▶ **WRITTEN REQUEST**:
Repeat, exactly and only, the lines from the beginning of the data through the line with "y_ticks = [0, 2000, 4000, 6000]". Pictures are left out.
--- begin DATA PROVIDED ---
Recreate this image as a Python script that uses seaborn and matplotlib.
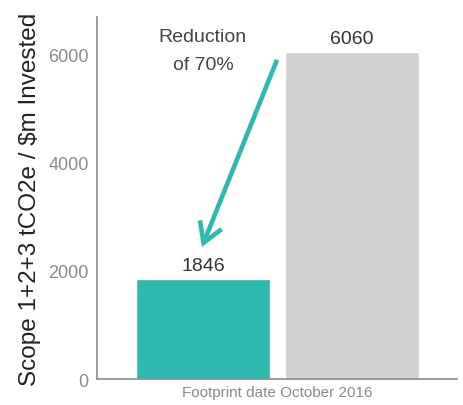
import matplotlib
matplotlib.use('Agg')
import matplotlib.pyplot as plt
import seaborn as sns
import pandas as pd

# data
categories = ['Portfolio', 'Benchmark']
values = [1846, 6060]
bar_colors = ['#2db8b0', '#d0d0d0']
y_ticks = [0, 2000, 4000, 6000]

df = pd.DataFrame({'cat': categories, 'val': values})

sns.set_theme(style='white')
plt.rcParams['font.family'] = ['Liberation Sans', 'DejaVu Sans']

fig = plt.figure(figsize=(4.63, 4.06), dpi=100)
ax = fig.add_axes([0.2095, 0.064, 0.7775, 0.8917])

sns.barplot(data=df, x='cat', y='val', hue='cat', palette=bar_colors,
            width=0.9, legend=False, ax=ax, saturation=1)

ax.set_xlim(-0.711, 1.705)
ax.set_ylim(0, 6700)
ax.set_yticks(y_ticks)
ax.set_yticklabels([str(t) for t in y_ticks], color='#8a8a8a', fontsize=13)
ax.set_xticks([])
ax.tick_params(axis='y', length=0, pad=6)

for s in ['top', 'right']:
    ax.spines[s].set_visible(False)
for s in ['left', 'bottom']:
    ax.spines[s].set_color('#8a8a8a')
    ax.spines[s].set_linewidth(1.2)

# value labels
for i, v in enumerate(values):
    ax.text(i, v + 90, str(v), ha='center', va='bottom', fontsize=14, color='#333333')

ax.set_ylabel('Scope 1+2+3 tCO2e / $m Invested', fontsize=17.5, color='#222222', labelpad=5)
ax.set_xlabel('Footprint date October 2016', fontsize=11, color='#8a8a8a', labelpad=4)

ax.text(0, 6500, 'Reduction\nof 70%', ha='center', va='top', fontsize=14,
        color='#444444', linespacing=1.85)

ax.annotate('', xy=(-0.007, 2444), xytext=(0.497, 5907),
            arrowprops=dict(arrowstyle='->,head_length=0.7,head_width=0.42',
                            mutation_scale=20, color='#2db8b0', lw=3.3,
                            shrinkA=0, shrinkB=0, joinstyle='miter',
                            capstyle='butt'))

fig.savefig('out.png', dpi=100)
--- end DATA PROVIDED ---
▶ **RESPONSE TO THIS EXERCISE**:
Recreate this image as a Python script that uses seaborn and matplotlib.
import matplotlib
matplotlib.use('Agg')
import matplotlib.pyplot as plt
import seaborn as sns
import pandas as pd

# data
categories = ['Portfolio', 'Benchmark']
values = [1846, 6060]
bar_colors = ['#2db8b0', '#d0d0d0']
y_ticks = [0, 2000, 4000, 6000]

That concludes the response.